An alternative to the DIAMOND/BLAST approach would be a mapping strategy which uses hidden Markov models (HMMs). A profile HMM encodes the statistical probability of each amino acid in the sequence of a protein family used to train the model. This can be useful to identify distant homologs that may not be represented in a database. The Pfam database is a large collection of protein families, with each family represented by a multiple sequence alignment and HMM [34]. Pfam also collects entries into clans that are collections of proteins related by profile HMM. Several tools, such as HMM-GRASPx [35] and MetaCLADE [36], identify protein domains in metagenome and/or metatranscriptome sequences. These methods are likely most useful to annotate sequences when proteins are not well-represented in reference databases, such as in environmental sequence data [37], because protein domain information is better than no information. However, proteins with very different functions can share the same protein domain and there can be multiple protein domains in the same protein. For human fecal metagenomes, it is now possible to map 70-90% of reads to genes [38] using the integrated gene catalog (IGC) of the human gut metagenome [39]. Given that the average percentage of prokyarotic genomes that comprise gene-coding regions is 87%, mapability of reads from human gut microbiomes has approached the maximum achievable [39]. Thus, it is both possible and preferable to identify the complete protein rather than a protein domain to enable interpretation of the results. In theory, a profile HMM can be built using complete sequences from different taxa for a particular protein; whether such a strategy has higher performance than the DIAMOND/BLAST approach is beyond the scope of the current analysis.
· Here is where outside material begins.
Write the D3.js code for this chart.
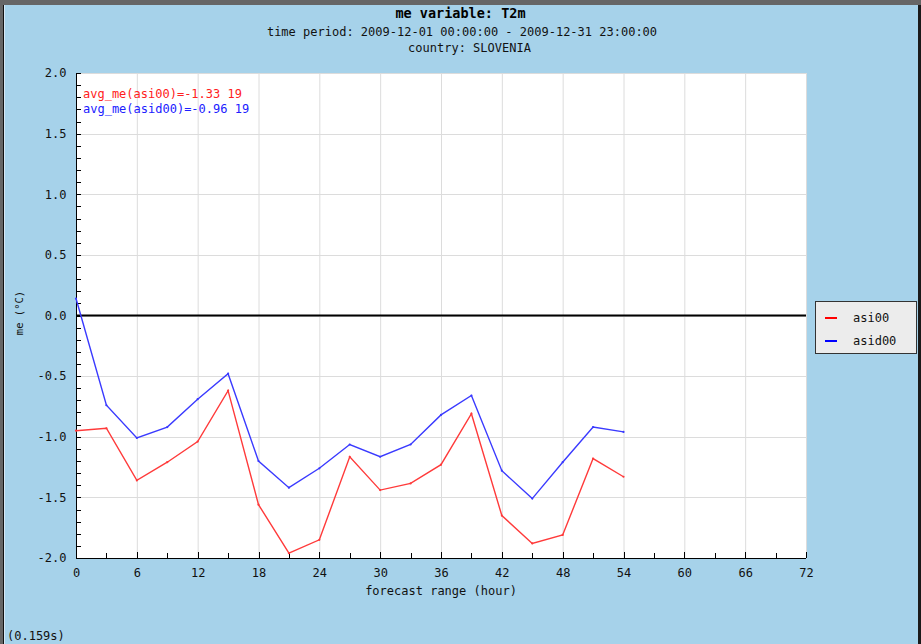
<!DOCTYPE html>
<html><head><meta charset="utf-8">
<script src="https://cdn.jsdelivr.net/npm/d3@7"></script>
<style>body{margin:0;padding:0;overflow:hidden;background:#a6d2ea}text{font-family:"DejaVu Sans Mono",monospace}</style>
</head><body>
<script>
const hours = [0,3,6,9,12,15,18,21,24,27,30,33,36,39,42,45,48,51,54];
const asi00 = [-0.95,-0.93,-1.36,-1.21,-1.04,-0.62,-1.56,-1.96,-1.85,-1.165,-1.44,-1.385,-1.23,-0.81,-1.65,-1.88,-1.81,-1.18,-1.33];
const asid00 = [0.14,-0.74,-1.01,-0.92,-0.69,-0.48,-1.20,-1.42,-1.26,-1.064,-1.165,-1.064,-0.82,-0.66,-1.28,-1.51,-1.21,-0.92,-0.96];
const seriesNames = ["asi00","asid00"];
const seriesColors = ["#ff3a3a","#3a3aff"];
const xTicks = [0,6,12,18,24,30,36,42,48,54,60,66,72];
const yTicks = [2.0,1.5,1.0,0.5,0.0,-0.5,-1.0,-1.5,-2.0];
const titleLines = ["me variable: T2m","time period: 2009-12-01 00:00:00 - 2009-12-31 23:00:00","country: SLOVENIA"];
const annotations = ["avg_me(asi00)=-1.33 19","avg_me(asid00)=-0.96 19"];

const W=921,H=644;
const svg=d3.select("body").append("svg").attr("width",W).attr("height",H);
svg.append("rect").attr("width",W).attr("height",H).attr("fill","#a6d2ea");
// frame
svg.append("rect").attr("x",0).attr("y",0).attr("width",W).attr("height",5).attr("fill","#666");
svg.append("rect").attr("x",0).attr("y",0).attr("width",3).attr("height",H).attr("fill","#666");
svg.append("rect").attr("x",3).attr("y",5).attr("width",1).attr("height",H).attr("fill","#111");
svg.append("rect").attr("x",4).attr("y",5).attr("width",1).attr("height",H).attr("fill","#d6e8f4");
svg.append("rect").attr("x",918).attr("y",5).attr("width",3).attr("height",H).attr("fill","#1a1a1a");

const x=d3.scaleLinear().domain([0,72]).range([76,806]);
const y=d3.scaleLinear().domain([-2,2]).range([558,73]);

svg.append("rect").attr("x",76).attr("y",73).attr("width",730).attr("height",485).attr("fill","#fff");

// grid
const g=svg.append("g");
g.selectAll(".vg").data(xTicks.slice(1)).enter().append("line")
 .attr("x1",d=>x(d)+0.5).attr("x2",d=>x(d)+0.5).attr("y1",73).attr("y2",558).attr("stroke","#dcdcdc");
g.selectAll(".hg").data(yTicks.slice(0,-1)).enter().append("line")
 .attr("x1",76).attr("x2",806).attr("y1",d=>Math.round(y(d))+0.5).attr("y2",d=>Math.round(y(d))+0.5).attr("stroke","#dcdcdc");

// axes
const yAxis=d3.axisLeft(y).tickValues(yTicks).tickSize(0).tickPadding(10).tickFormat(d3.format(".1f"));
const ya=svg.append("g").attr("transform","translate(76.5,0)").call(yAxis);
ya.select(".domain").remove();
ya.selectAll("text").attr("font-size",12).attr("fill","#111").text(d=>d3.format(".1f")(d).replace("−","-"));
const yMinor=d3.range(-20,21).map(i=>i/10);
svg.append("g").selectAll("line").data(yMinor).enter().append("line")
 .attr("x1",76).attr("x2",81).attr("y1",d=>Math.round(y(d))+0.5).attr("y2",d=>Math.round(y(d))+0.5).attr("stroke","#000");

const xAxis=d3.axisBottom(x).tickValues(xTicks).tickSize(0).tickPadding(10).tickFormat(d3.format("d"));
const xa=svg.append("g").attr("transform","translate(0,558)").call(xAxis);
xa.select(".domain").remove();
xa.selectAll("text").attr("font-size",12).attr("fill","#111");
const xMinor=d3.range(0,73,3);
svg.append("g").selectAll("line").data(xMinor).enter().append("line")
 .attr("x1",d=>Math.round(x(d))+0.5).attr("x2",d=>Math.round(x(d))+0.5).attr("y1",558).attr("y2",d=>d%6===0?552:553).attr("stroke","#000");

svg.append("line").attr("x1",76.5).attr("x2",76.5).attr("y1",73).attr("y2",559).attr("stroke","#000");
svg.append("line").attr("x1",76).attr("x2",806).attr("y1",558.5).attr("y2",558.5).attr("stroke","#000");
// zero line
svg.append("line").attr("x1",76).attr("x2",806).attr("y1",y(0)).attr("y2",y(0)).attr("stroke","#000").attr("stroke-width",2);

// series
[asi00,asid00].forEach((vals,i)=>{
  const pts=hours.map((h,j)=>[h,vals[j]]);
  svg.append("path").datum(pts).attr("fill","none").attr("stroke",seriesColors[i]).attr("stroke-width",1.4)
   .attr("d",d3.line().x(d=>x(d[0])).y(d=>y(d[1])));
  svg.append("g").selectAll("circle").data(pts).enter().append("circle")
   .attr("cx",d=>x(d[0])).attr("cy",d=>y(d[1])).attr("r",1.1).attr("fill",seriesColors[i]);
});

// annotations
annotations.forEach((t,i)=>{
  svg.append("text").attr("x",83).attr("y",98+i*15).attr("font-size",12).attr("fill",i?"#2020ff":"#ff2020").text(t);
});

// titles
svg.append("text").attr("x",460.5).attr("y",18).attr("text-anchor","middle").attr("font-size",13.5).attr("font-weight","bold").attr("fill","#000").text(titleLines[0]);
svg.append("text").attr("x",462).attr("y",36).attr("text-anchor","middle").attr("font-size",12).attr("fill","#111").text(titleLines[1]);
svg.append("text").attr("x",469.5).attr("y",52).attr("text-anchor","middle").attr("font-size",12).attr("fill","#111").text(titleLines[2]);

// axis labels
svg.append("text").attr("x",441).attr("y",595).attr("text-anchor","middle").attr("font-size",12).attr("fill","#111").text("forecast range (hour)");
svg.append("text").attr("transform","translate(23,313) rotate(-90)").attr("text-anchor","middle").attr("font-size",10.5).attr("fill","#111").text("me (°C)");

// legend
svg.append("rect").attr("x",815.5).attr("y",301.5).attr("width",101).attr("height",52).attr("fill","#ececec").attr("stroke","#333");
seriesNames.forEach((n,i)=>{
  const yy=318+i*23;
  svg.append("line").attr("x1",825).attr("x2",837).attr("y1",yy).attr("y2",yy).attr("stroke",i?"#0000ff":"#ff0000").attr("stroke-width",2);
  svg.append("text").attr("x",853).attr("y",yy+4).attr("font-size",12).attr("fill","#111").text(n);
});

svg.append("text").attr("x",7).attr("y",640).attr("font-size",12).attr("fill","#111").text("(0.159s)");
</script>
</body></html>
Assignment of sequence reads from fecal metagenomes to broad functional categories gives the impression of stability [40, 41], but this impression is likely false when investigating function on a finer scale of individual genes. Publicly available human fecal metagenomes have been reanalyzed for functional content using alternate methods [42] or for meta-analyses across cohorts [38]. Legacy data should also be re-analyzed for specific hypotheses. The results of the current study suggests some guidelines for using legacy data to address hypotheses of interest: create a custom database of the gene or genes of interest, merge paired ends to create longer reads, and adjust the e-value threshold for the median read length or bin reads by read length for different e-value thresholds.